Lately, our lives can be summarized in three words: emotional roller coaster. Mike and I have been riding up and down and spinning round and round but I see an end in sight and it’s pretty sweet.
What’s not so sweet is saying goodbye to our first home. Always one to get overly attached to inanimate objects, this has been especially difficult for me.
Don’t get me wrong, we wanted this and couldn’t be more pleased with the outcome. From a business perspective, we bought and sold at the right times and are walking away from this transaction saying we made 5% at a time when 1 out of 5 homeowners are foreclosing. That feels good. We are also moving onto a better home, in a nicer neighborhood, closer to family and friends.
But again, saying goodbye to a space we loved is never easy.
Now, let’s be honest, calling it a diamond in the rough is putting it lightly. It was straight UGLY when we bought it a 2.5 years ago. But, it had a great location, killer views, beautiful natural light, and an updated kitchen. In short, the bones were there and we’ve learned from my parents and their ventures in real estate that you can always “pretty” a house up. In short, their lesson to buy the ugliest house on the nicest block did not fall on deaf ears.
So, in June of 2009, after six months of house hunting, we moved into our very humble abode and immediately, started making plans for improvements. First priority…the nasty, insect infested tree in the front yard. Not ones to cut down trees unnecessarily, we weighed our options and agreed reluctantly, it had to go.

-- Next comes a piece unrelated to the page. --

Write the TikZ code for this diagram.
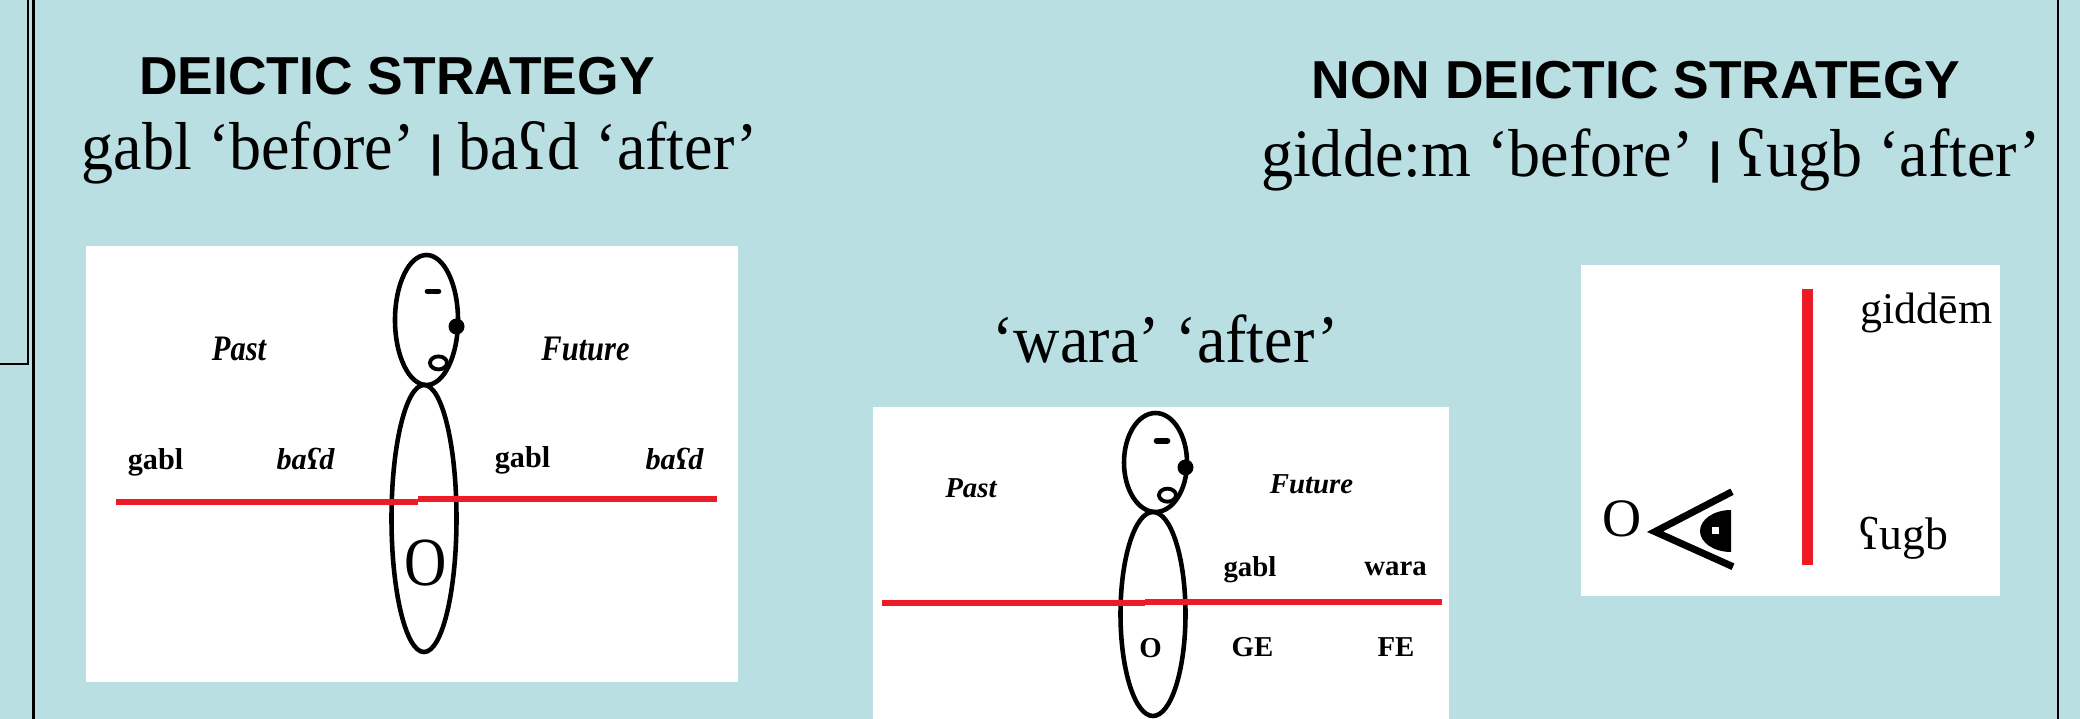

Then came the fireplace – I mean what’s up with the shiny gold screen and the fake brick? Fortunately, my dad surprised us for our first Christmas and replaced that eyesore with a beautiful ledgestone fireplace and custom built mantle. It changed the room completely.
Last summer, we tore out the Boogie Nights hot tub and the rotting wood deck that accompanied it and replaced them with forever grass, fresh landscaping, and river rock. A labor of love, the yard went from a space we avoided to a little retreat that we used daily.
We never touched the kitchen because it was already updated when we moved in – talk about a $30,000 savings right there. But, we spent every free weekend we had replacing all of the interior doors and baseboards, updating the bathroom countertops, and painting the house – inside and out. With each project we really felt like we were turning a house into a home and what began as a blank slate evolved into a space we cherished and grew proud to call our own.
We thought we were just making aesthetic improvements but we were actually building memories at the same time. We poured our love into our guest rooms, turning one into an office for Mike and the other into a nest for Savannah. No detail was overlooked.
I learned how to appreciate the flavor of a single malt scotch on the patio. We started Easter traditions around our dining room table and shared picnics on our teeny, tiny patch of grass in the backyard. The halls our of our home witnessed a lot of arguments but even more laughter. After all, we worked through our newleywed growing pains in this space.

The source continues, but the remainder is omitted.